En dépit des frais qu’entraînait ce double transbordement, les services rendus par le canal de la Stecknitz furent si appréciés que l’on voulut, au bout d’un siècle et demi, le doubler d’une nouvelle coupure, qui établirait une communication plus courte entre Lübeck et sa jeune rivale, Hambourg, dont la puissance grandissait rapidement. Mais l’Allemagne entrait alors dans la longue période de troubles religieux et politiques qui a retardé presque jusqu’à nos jours le développement de ses industries. Le canal Alster-Beste (du nom des deux affluens de l’Elbe et de la Trave qu’il reliait) ne fut jamais achevé, non plus du reste que les trois canaux dont les rois de Danemark Christian III et Christian IV avaient arrêté les tracés dans le Schleswig du Nord, au XVIe et au XVIIe siècle.

Aussi, en creusant de l’Eider à la baie de Kiel, il y a quelque cent dix ans, une route de navigation accessible à la plus grande partie des bâtimens de mer employés alors, le gouvernement danois rendait-il au commerce du nord de l’Europe un service signalé. Pour en célébrer le bienfait, un concert de louanges s’éleva dans toute l’Allemagne. Eloges mérités, certes ; car, pour concevoir et achever un dessein si préjudiciable aux intérêts du Danemark lui-même, il avait fallu au roi Christian et au prince Frédéric, avec une rare élévation d’esprit, une constance plus rare encore et surtout un effort soutenu d’impartialité politique. Tout ce qui allait passer par le nouveau canal n’était-il pas en effet perdu pour les Belt et pour le Sund ? Outre qu’il était douteux que les finances de l’État pussent recouvrer du côté de l’Eider, par le rendement du capital engagé, ce qui leur manquerait du côté des détroits, les ports exclusivement danois, Elseneur, Odensée, Nyborg, Frédéricia, faisaient entendre de vives plaintes.

Mais Christian et Frédéric considéraient comme un devoir étroit de tenir la balance égale entre les deux parties de la monarchie, entre l’archipel, de langue Scandinave, et les duchés de la péninsule Cimbrique, dont la population appartenait en majorité à la langue tudesque.

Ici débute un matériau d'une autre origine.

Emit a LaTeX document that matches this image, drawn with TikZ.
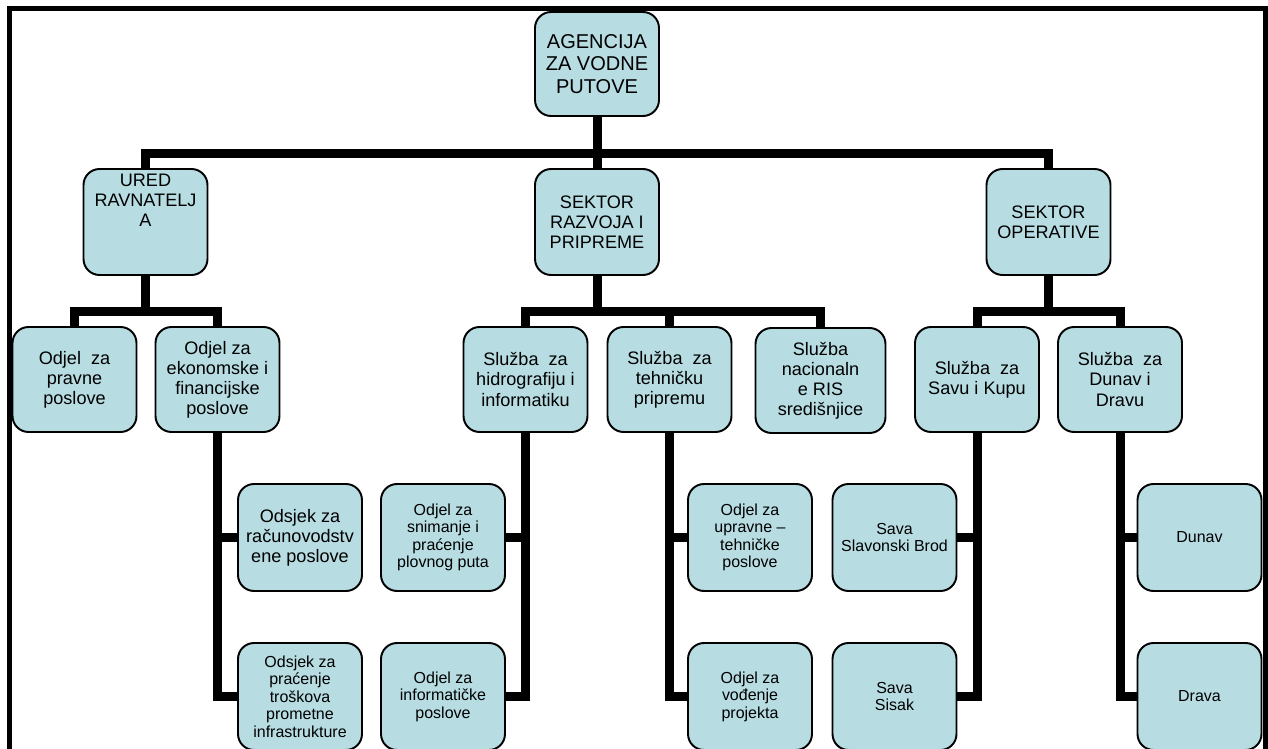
\documentclass[tikz,border=0pt]{standalone}
\definecolor{boxAqua}{RGB}{183,221,227}
\usepackage{fontspec}
\setmainfont{Liberation Sans}
\usepackage{tikz}

\begin{document}
\begin{tikzpicture}[x=0.02cm,y=-0.02cm,
    orgbox/.style={draw=black,line width=1.1pt,fill=boxAqua,rounded corners=0.32cm,
                   minimum width=2.48cm,inner sep=2pt,align=center},
    agency/.style={orgbox,minimum height=2.08cm,font=\fontsize{11.4}{12.8}\selectfont},
    sector/.style={orgbox,minimum height=2.12cm,font=\fontsize{10.3}{11.4}\selectfont},
    service/.style={orgbox,minimum height=2.1cm,font=\fontsize{10.3}{11.4}\selectfont},
    office/.style={orgbox,minimum height=2.14cm,font=\fontsize{9.1}{10}\selectfont},
    wire/.style={line width=0.18cm,line join=miter}
  ]
  \useasboundingbox (0,0) rectangle (1268,749);
  \clip (0,0) rectangle (1268,749);

  \node[agency] (agencija) at (597,64) {AGENCIJA\\ZA VODNE\\PUTOVE};

  \node[sector] (ured)      at (145.5,222)  {URED\\RAVNATELJ\\A\\[13.7pt]\mbox{}};
  \node[sector] (razvoj)    at (597,222)    {SEKTOR\\RAZVOJA I\\PRIPREME};
  \node[sector] (operativa) at (1048.5,222) {SEKTOR\\OPERATIVE};

  \node[service] (pravni)     at (74.5,379.5)  {Odjel\ \ za\\pravne\\poslove};
  \node[service] (ekonomski)  at (217.5,379.5) {Odjel za\\ekonomske i\\financijske\\poslove};
  \node[service] (hidro)      at (525.5,379.5) {Služba\ \ za\\hidrografiju i\\informatiku};
  \node[service] (tehnika)    at (669.5,379.5) {Služba\ \ za\\tehničku\\pripremu};
  \node[service,minimum width=2.6cm] (ris) at (820.5,380.5) {Služba\\nacionaln\\e RIS\\središnjice};
  \node[service] (savaKupa)   at (977,379.5)   {Služba\ \ za\\Savu i Kupu};
  \node[service] (dunavDrava) at (1120,379.5)  {Služba\ \ za\\Dunav i\\Dravu};

  \node[office,font=\fontsize{10.3}{11.4}\selectfont] (racun) at (300,537.5)
       {Odsjek za\\računovodstv\\ene poslove};
  \node[office] (troskovi)     at (300,696.5)    {Odsjek za\\praćenje\\troškova\\prometne\\infrastrukture};
  \node[office] (snimanje)     at (443,537.5)    {Odjel za\\snimanje i\\praćenje\\plovnog puta};
  \node[office] (informatika)  at (443,696.5)    {Odjel za\\informatičke\\poslove};
  \node[office] (upravni)      at (750,537.5)    {Odjel za\\upravne –\\tehničke\\poslove};
  \node[office] (projekti)     at (750,696.5)    {Odjel za\\vođenje\\projekta};
  \node[office] (slavonskiBrod) at (894.5,537.5) {Sava\\Slavonski Brod};
  \node[office] (sisak)        at (894.5,696.5)  {Sava\\Sisak};
  \node[office] (dunav)        at (1199.5,537.5) {Dunav};
  \node[office] (drava)        at (1199.5,696.5) {Drava};

  \draw[wire] (agencija.south) -- ++(0,37) -| (ured.north);
  \draw[wire] (agencija.south) -- ++(0,37) -| (operativa.north);
  \draw[wire] (agencija.south) -- (razvoj.north);

  \draw[wire] (ured.south) -- ++(0,36) -| (pravni.north);
  \draw[wire] (ured.south) -- ++(0,36) -| (ekonomski.north);
  \draw[wire] (razvoj.south) -- ++(0,36) -| (hidro.north);
  \draw[wire] (razvoj.south) -- ++(0,36) -| (tehnika.north);
  \draw[wire] (razvoj.south) -- ++(0,36) -| (ris.north);
  \draw[wire] (operativa.south) -- ++(0,36) -| (savaKupa.north);
  \draw[wire] (operativa.south) -- ++(0,36) -| (dunavDrava.north);

  \draw[wire] (ekonomski.south) |- (racun.west);
  \draw[wire] (ekonomski.south) |- (troskovi.west);
  \draw[wire] (hidro.south) |- (snimanje.east);
  \draw[wire] (hidro.south) |- (informatika.east);
  \draw[wire] (tehnika.south) |- (upravni.west);
  \draw[wire] (tehnika.south) |- (projekti.west);
  \draw[wire] (savaKupa.south) |- (slavonskiBrod.east);
  \draw[wire] (savaKupa.south) |- (sisak.east);
  \draw[wire] (dunavDrava.south) |- (dunav.west);
  \draw[wire] (dunavDrava.south) |- (drava.west);

  \draw[line width=0.1cm] (9.5,8.5) rectangle (1265.5,751);
\end{tikzpicture}
\end{document}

Au reste, le temps n’était pas encore arrivé où les agens de certaine puissance intéressée à semer la division découvriraient aux sujets allemands de la maison de Holstein que celle-ci négligeait leurs intérêts. En fait, pendant soixante années, le canal de l’Eider suffit aux besoins du commerce de la Baltique et fut pour la région qu’il traversait la source de revenus considérables.